WITHOUT REALIZING IT, he had expected to have a son, and when the doctor came out to the waiting room to announce he had a daughter, there was a strange moment of confusion in Tyler’s mind. But when he was allowed to see the baby through the glass, her perfect, calm, sleeping face filled him with such awe that tears rolled from his eyes. “You’re the baby,” Lauren said, when she saw his wet face. “For crying out loud. Please don’t do that again,” she said, reaching for the water by the bed stand. “I have never seen a grown man cry, and I don’t care to see it again.”
Her mother arrived for two weeks, assuring Lauren there was no reason to nurse—it had gone out of fashion, thank God, since it made your breasts so droopy—and Tyler was shooed to the side as the women moved about, heating bottles in a pan of hot water on the stove, running the washing machine all day, diapers chugging away. “You’re really roughing it up here in the woods, aren’t you?” Mrs. Slatin said to Tyler one day, smiling her smile that he had come to dislike, seeing behind the brown eyes something hard and intractable. He went to the church to stay out of her way.
Once, arriving home, he found Lauren and her mother making fun of a pair of pink knit booties given by a member of the church. “Can you imagine putting such
a scratchy thing on a sweet baby’s foot?” Mrs. Slatin said.
And Lauren said, “Oh, Mommy, if you could have seen the awful baby shower they gave me. Such grim politeness—no fun at all!”
Mrs. Slatin went home. But then his own mother arrived, and, after two days, Lauren whispered to him fiercely, “I want her out of here. She thinks the baby is hers.”

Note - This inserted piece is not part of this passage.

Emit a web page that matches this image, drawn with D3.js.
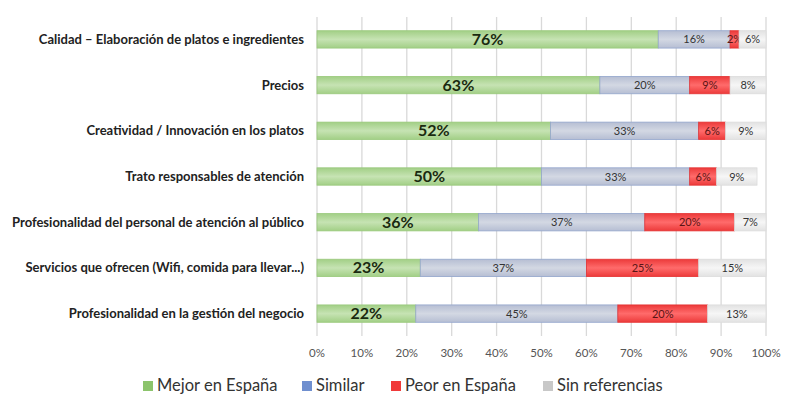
<!DOCTYPE html>
<html><head><meta charset="utf-8">
<script src="https://cdn.jsdelivr.net/npm/d3@7"></script>
<style>body{margin:0;background:#fff}svg{display:block}</style>
</head><body><svg id="c" width="800" height="416"></svg>
<script>
const categories = [
  "Calidad – Elaboración de platos e ingredientes",
  "Precios",
  "Creatividad / Innovación en los platos",
  "Trato responsables de atención",
  "Profesionalidad del personal de atención al público",
  "Servicios que ofrecen (Wifi, comida para llevar...)",
  "Profesionalidad en la gestión del negocio"
];
const seriesNames = ["Mejor en España","Similar","Peor en España","Sin referencias"];
const mejor = [76,63,52,50,36,23,22];
const similar = [16,20,33,33,37,37,45];
const peor = [2,9,6,6,20,25,20];
const sinRef = [6,8,9,9,7,15,13];
const ticks = [0,10,20,30,40,50,60,70,80,90,100];

const svg = d3.select("#c");
const m = {l:317, r:766, t:17, b:336};
const x = d3.scaleLinear().domain([0,100]).range([m.l, m.r]);
const y = d3.scaleBand().domain(categories).range([m.t, m.b]).paddingInner(0.62).paddingOuter(0.3);

const colors = [
  {top:"#c6e3b3", bot:"#a2cf86", stroke:"#9ac97c", legend:"#8cc46c"},
  {top:"#d3d8e3", bot:"#b6bed3", stroke:"#93a6cc", legend:"#6f8fcf"},
  {top:"#ff6b6b", bot:"#ec3a3a", stroke:"#e43434", legend:"#f03a3a"},
  {top:"#f6f6f6", bot:"#e2e2e2", stroke:"#dcdcdc", legend:"#c8c8c8"}
];
const defs = svg.append("defs");
colors.forEach((c,i)=>{
  const g = defs.append("linearGradient").attr("id","g"+i).attr("x1",0).attr("x2",0).attr("y1",0).attr("y2",1);
  g.append("stop").attr("offset","0%").attr("stop-color",c.bot);
  g.append("stop").attr("offset","50%").attr("stop-color",c.top);
  g.append("stop").attr("offset","100%").attr("stop-color",c.bot);
});

// gridlines
svg.append("g").selectAll("line").data(ticks).join("line")
  .attr("x1",d=>x(d)).attr("x2",d=>x(d)).attr("y1",m.t).attr("y2",m.b)
  .attr("stroke","#d9d9d9").attr("stroke-width",1.3);

// tick labels
svg.append("g").selectAll("text").data(ticks).join("text")
  .attr("x",d=>x(d)).attr("y",357).attr("text-anchor","middle")
  .attr("font-family","Lato, 'Open Sans', sans-serif").attr("font-size",11.5).attr("fill","#555")
  .text(d=>d+"%");

// category labels
svg.append("g").selectAll("text").data(categories).join("text")
  .attr("x",304).attr("y",d=>y(d)+y.bandwidth()/2+4.5).attr("text-anchor","end")
  .attr("font-family","Lato, 'Open Sans', sans-serif").attr("font-size",13).attr("font-weight",700).attr("fill","#222")
  .text(d=>d);

const series = [mejor, similar, peor, sinRef];
const rows = categories.map((c,i)=>{
  let acc=0;
  return series.map((s,k)=>{ const o={cat:c,k:k,v:s[i],x0:acc,x1:acc+s[i]}; acc+=s[i]; return o;});
});
const seg = svg.append("g").selectAll("g").data(rows).join("g").selectAll("g").data(d=>d).join("g");
seg.append("rect")
  .attr("x",d=>x(d.x0)).attr("width",d=>x(d.x1)-x(d.x0))
  .attr("y",d=>y(d.cat)).attr("height",y.bandwidth())
  .attr("fill",d=>`url(#g${d.k})`).attr("stroke",d=>colors[d.k].stroke).attr("stroke-width",0.8);
seg.append("text")
  .attr("x",d=>(x(d.x0)+x(d.x1))/2).attr("y",d=>y(d.cat)+y.bandwidth()/2+(d.k===0?5.5:4))
  .attr("text-anchor","middle")
  .attr("font-family","Lato, 'Open Sans', sans-serif")
  .attr("font-size",d=>d.k===0?16:11).attr("font-weight",d=>d.k===0?700:400)
  .attr("fill",d=>d.k===0?"#1a2a10":(d.k===2?"#5a1414":"#333"))
  .text(d=>d.v+"%");

// legend
const lx = [143, 302, 391, 543];
const lg = svg.append("g").selectAll("g").data(seriesNames).join("g")
  .attr("transform",(d,i)=>`translate(${lx[i]},386)`);
lg.append("rect").attr("x",0).attr("y",-5).attr("width",10).attr("height",10).attr("fill",(d,i)=>colors[i].legend);
lg.append("text").attr("x",14).attr("y",5)
  .attr("font-family","Lato, 'Open Sans', sans-serif").attr("font-size",16.5).attr("fill","#333")
  .text(d=>d);
</script></body></html>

“Oh, she’ll be gone soon,” he said. “I can’t just kick her out.”
“You certainly can,” Lauren said. And then: “Or maybe you can’t. God, you are such a scaredy-cat sometimes.”
The next morning at breakfast, while Lauren stayed upstairs, he said, “Mother, you’re a big help, you really are. But Lauren is anxious now to do the job alone.”
His mother said nothing. She put her coffee cup down, rose from the table, and went to pack her things. He followed her out to her car. “Mother, really—please come back quite soon. You know how it is—she needs to get a schedule going on her own.”
Without a word, his mother drove away.
He telephoned Belle from the church. Belle said, “Tyler, she did this to us all the time growing up.”
“Did what?”
“The silent treatment.”
“She did?”
“She sure did. Welcome to the club. Tom’d just as soon take a baseball bat to her head.”
“Belle, good Lord.”
“Tyler, good-bye.”
At the baptism, performed by George Atwood, both families seemed congenial, and Tyler gave great thanks. He thought, watching the child held in Lauren’s arms, standing next to the chapel window that said WORSHIP THE LORD IN THE BEAUTY OF HOLINESS, while George Atwood was bringing his daughter into the community of Christian life, that it might have been the happiest moment of his life.
Still, the baby’s crying frightened him. Sometimes she cried for more than an hour, her tiny face wrinkled in a rage that astonished him. “What does she want?” he asked.